O país sempre foi um ponto estratégico do imperialismo, especialmente durante a Guerra Fria. Quando da Crise dos Mísseis, todos culparam a União Soviética por quase ter desencadeado uma guerra nuclear ao instalar arsenal em Cuba, mas poucos se lembram que isso foi apenas uma resposta à instalação de mísseis nucleares norte-americanos na Turquia, apontados para a URSS.

Após o golpe fracassado de 2016, Erdogan preferiu comprar o sistema de mísseis S-400 russos ao invés do Patriot dos EUA. Porém, diante da invasão à Síria a qual não é apoiada por Moscou, a Turquia está buscando finalmente armamento norte-americano.

As tensões políticas e diplomáticas entre Turquia e Rússia têm se intensificado ao ponto de a polícia turca ter prendido, neste final de semana, jornalistas da agência de notícias russa Sputnik em Istambul e Ancara. Esse episódio apenas aumentou a crise entre os dois países.

Aparentemente o imperialismo está tentando enfraquecer a aliança formada entre Turquia e Rússia e, ao mesmo tempo, provocar um conflito na Síria que sirva de pretexto para retomar uma intervenção no país árabe após a derrota que sofreu para a Síria, o Irã e a Rússia. Isso afeta diretamente outro inimigo do imperialismo, o Irã, que tem lutado para estabilizar a região e aumentar sua influência, cujo ponto máximo até o momento foi justamente a vitória na Síria.
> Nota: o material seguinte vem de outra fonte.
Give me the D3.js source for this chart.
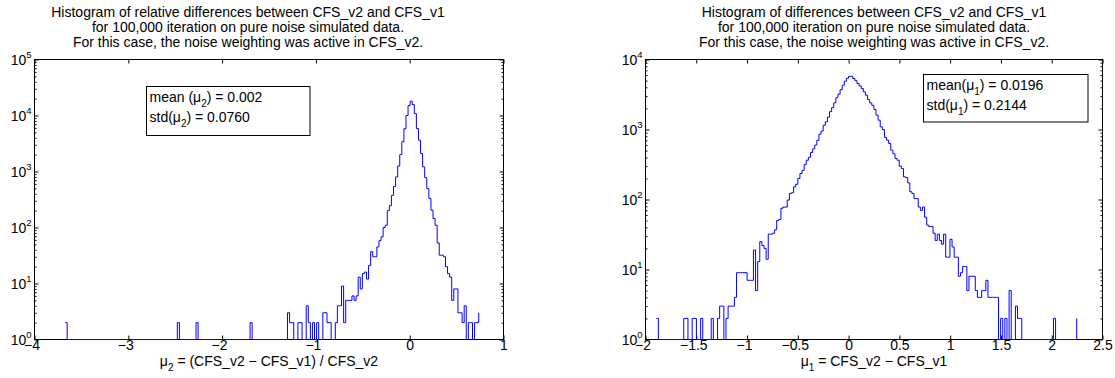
<!DOCTYPE html>
<html>
<head>
<meta charset="utf-8">
<script src="https://cdn.jsdelivr.net/npm/d3@7/dist/d3.min.js"></script>
<style>
  html, body { margin: 0; padding: 0; background: #fff; }
  svg { display: block; }
</style>
</head>
<body>
<svg id="fig" width="1115" height="378" font-family="Liberation Sans, Arial, Helvetica, sans-serif"></svg>
<script>
// ---- Relative differences mu2 = (CFS_v2 - CFS_v1) / CFS_v2 : 200-bin histogram ----
const relCentres = [-3.674, 0.736];          // first and last bin centre
const relCounts = [
  2,1,1,1,1,1,1,1,1,1,1,1,1,1,1,1,1,1,1,1,
  1,1,1,1,1,1,1,1,1,1,1,1,1,1,1,1,1,1,1,1,
  1,1,1,1,1,1,1,1,1,1,1,1,1,1,2,1,1,1,1,1,
  1,1,1,2,1,1,1,1,1,1,1,1,1,1,1,1,1,1,1,1,
  1,1,1,1,1,1,1,1,1,2,1,1,1,1,1,1,1,1,1,1,
  1,1,1,1,1,1,1,3,2,2,1,1,2,2,1,1,4,2,1,2,
  1,2,1,1,3,3,2,2,1,1,2,4,4,9,2,5,5,5,6,5,
  6,13,8,15,16,12,21,37,30,30,45,58,68,100,110,200,245,375,540,800,
  1250,2000,3400,5800,10000,15000,18000,15700,10800,5860,3630,2100,1210,780,497,330,204,145,110,53,
  32,32,30,20,15,13,5,8,8,3,3,2,4,1,2,2,1,2,2,3
];
const relXTicks = [-4, -3, -2, -1, 0, 1];
const relYTicks = [1, 10, 100, 1000, 10000, 100000];
const relTitle = [
  "Histogram of relative differences between CFS_v2 and CFS_v1",
  "for 100,000 iteration on pure noise simulated data.",
  "For this case, the noise weighting was active in CFS_v2."
];
const relXLabel = { sym: "\u03bc", sub: "2", rest: " = (CFS_v2 \u2212 CFS_v1) / CFS_v2" };
const relStats = [
  { pre: "mean (\u03bc", sub: "2", post: ") = 0.002" },
  { pre: "std(\u03bc", sub: "2", post: ") = 0.0760" }
];

// ---- Absolute differences mu1 = CFS_v2 - CFS_v1 : 200-bin histogram ----
const absCentres = [-1.894, 2.246];
const absCounts = [
  2,1,1,1,1,1,1,1,1,1,1,1,1,2,2,1,1,2,2,1,
  1,2,1,1,1,1,2,1,1,2,3,3,1,2,3,3,3,4,9,9,
  9,9,9,7,7,7,19,5,13,25,22,20,14,32,32,33,37,50,52,75,
  78,78,98,122,125,152,165,200,235,262,318,364,400,470,530,600,700,857,950,1150,
  1285,1500,1800,2050,2400,2850,3200,3700,4300,4900,5400,5700,5750,5350,5000,4540,4200,3850,3450,3090,
  2680,2400,2220,1930,1600,1360,1090,1000,770,704,631,506,450,385,364,299,277,211,206,173,
  129,122,103,103,78,70,78,56,43,41,41,33,26,32,26,23,32,15,15,27,
  21,15,15,8,9,11,11,5,8,8,8,5,4,4,5,5,7,4,4,4,
  4,4,1,2,1,2,1,5,1,1,3,2,2,1,1,1,1,1,1,1,
  1,1,1,1,1,1,1,1,2,1,1,1,1,1,1,1,1,1,1,2
];
const absXTicks = [-2, -1.5, -1, -0.5, 0, 0.5, 1, 1.5, 2, 2.5];
const absYTicks = [1, 10, 100, 1000, 10000];
const absTitle = [
  "Histogram of differences between CFS_v2 and CFS_v1",
  "for 100,000 iteration on pure noise simulated data.",
  "For this case, the noise weighting was active in CFS_v2."
];
const absXLabel = { sym: "\u03bc", sub: "1", rest: " = CFS_v2 \u2212 CFS_v1" };
const absStats = [
  { pre: "mean(\u03bc", sub: "1", post: ") = 0.0196" },
  { pre: "std(\u03bc", sub: "1", post: ") = 0.2144" }
];

const svg = d3.select("#fig");
const FS = 14;
const fmt = d3.format("~g");

function addSub(sel, pre, sub, post) {
  sel.append("tspan").text(pre);
  sel.append("tspan").attr("font-size", 10).attr("dy", 5).text(sub);
  sel.append("tspan").attr("dy", -5).text(post);
}

function panel(p) {
  const x = d3.scaleLinear().domain(p.xDomain).range([p.box.left, p.box.right]);
  const y = d3.scaleLog().domain(p.yDomain).range([p.box.bottom, p.box.top]);
  const g = svg.append("g").attr("font-size", FS);

  const n = p.counts.length;
  const step = (p.centres[1] - p.centres[0]) / (n - 1);
  const bins = p.counts.map((c, i) => ({ at: p.centres[0] + i * step, count: c }));

  const minor = y.ticks().filter(v => p.yTicks.indexOf(v) < 0);
  const tidy = s => {
    s.select(".domain").remove();
    s.attr("font-family", null).attr("font-size", FS);
    s.selectAll("line").attr("stroke", "#000");
  };

  // inward ticks on all four sides
  g.append("g").attr("transform", `translate(0,${p.box.bottom})`)
    .call(d3.axisBottom(x).tickValues(p.xTicks).tickSize(-4).tickSizeOuter(0)
      .tickPadding(1).tickFormat(fmt))
    .call(tidy)
    .call(s => s.selectAll("text").attr("fill", "#000").attr("dx", d => d < 0 ? -3 : 0));
  g.append("g").attr("transform", `translate(0,${p.box.top})`)
    .call(d3.axisTop(x).tickValues(p.xTicks).tickSize(-4).tickSizeOuter(0).tickFormat(""))
    .call(tidy);
  [[d3.axisLeft, p.box.left], [d3.axisRight, p.box.right]].forEach(([ax, pos]) => {
    g.append("g").attr("transform", `translate(${pos},0)`)
      .call(ax(y).tickValues(p.yTicks).tickSize(-4).tickSizeOuter(0).tickFormat(""))
      .call(tidy);
    g.append("g").attr("transform", `translate(${pos},0)`)
      .call(ax(y).tickValues(minor).tickSize(-2).tickSizeOuter(0).tickFormat(""))
      .call(tidy);
  });

  // 10^k labels
  const yl = g.selectAll("text.ylab").data(p.yTicks).join("text")
    .attr("class", "ylab")
    .attr("x", p.box.left - 3)
    .attr("y", d => y(d) + 5)
    .attr("text-anchor", "end")
    .attr("font-size", FS);
  yl.append("tspan").text("10");
  yl.append("tspan").attr("font-size", 9.5).attr("dy", -7).text(d => Math.round(Math.log10(d)));

  // frame
  g.append("rect")
    .attr("x", p.box.left).attr("y", p.box.top)
    .attr("width", p.box.right - p.box.left).attr("height", p.box.bottom - p.box.top)
    .attr("fill", "none").attr("stroke", "#000").attr("stroke-width", 1);

  // histogram as stairs
  const line = d3.line().curve(d3.curveStepAfter).x(d => x(d.at)).y(d => y(d.count));
  g.append("path").datum(bins).attr("d", line)
    .attr("fill", "none").attr("stroke", "#0000ff").attr("stroke-width", 1);

  // title
  g.selectAll("text.title").data(p.title).join("text")
    .attr("class", "title")
    .attr("x", p.titleX).attr("y", (d, i) => 16.5 + i * 15)
    .attr("text-anchor", "middle").attr("font-size", FS)
    .text(d => d);

  // x label
  const xl = g.append("text")
    .attr("x", (p.box.left + p.box.right) / 2).attr("y", 366)
    .attr("text-anchor", "middle").attr("font-size", FS);
  addSub(xl, p.xLabel.sym, p.xLabel.sub, p.xLabel.rest);

  // statistics box
  const sb = p.statsBox;
  g.append("rect").attr("x", sb.x).attr("y", sb.y).attr("width", sb.w).attr("height", sb.h)
    .attr("fill", "#fff").attr("stroke", "#000").attr("stroke-width", 1);
  p.stats.forEach((s, i) => {
    const t = g.append("text").attr("x", sb.x + 3).attr("y", sb.y + 15 + i * 20)
      .attr("font-size", FS);
    addSub(t, s.pre, s.sub, s.post);
  });
}

panel({
  counts: relCounts, centres: relCentres,
  xDomain: [-4, 1], xTicks: relXTicks,
  yDomain: [1, 100000], yTicks: relYTicks,
  box: { left: 34.5, right: 503.5, top: 59.5, bottom: 339.5 },
  title: relTitle, titleX: 248,
  xLabel: relXLabel,
  stats: relStats,
  statsBox: { x: 146.5, y: 86.5, w: 163.5, h: 49 }
});

panel({
  counts: absCounts, centres: absCentres,
  xDomain: [-2, 2.5], xTicks: absXTicks,
  yDomain: [1, 10000], yTicks: absYTicks,
  box: { left: 645.5, right: 1102.5, top: 59.5, bottom: 339.5 },
  title: absTitle, titleX: 874,
  xLabel: absXLabel,
  stats: absStats,
  statsBox: { x: 923.5, y: 74.5, w: 164.5, h: 47.5 }
});
</script>
</body>
</html>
Além disso, a cooperação econômica da Turquia com a Rússia entra em contradição com os interesses dos Estados Unidos. O Turkstream, gasoduto que levará gás russo à Europa através da Turquia, está a ponto de ser inaugurado, o que é um duro golpe aos monopólios norte-americanos do gás.

É preciso acompanhar detalhadamente o desenvolvimento da situação no Oriente Médio e a crise entre Síria e Turquia, bem como os passos dados por Erdogan na política externa e interna, para tirar qualquer tipo de conclusão. Todavia, o que não pode restar dúvidas é o fato de que o imperialismo age de todas as maneiras possíveis para retirar a autonomia política dos governos nacionalistas, extremamente suscetíveis de sofrerem pressões para que atendam aos interesses das grandes potências capitalistas.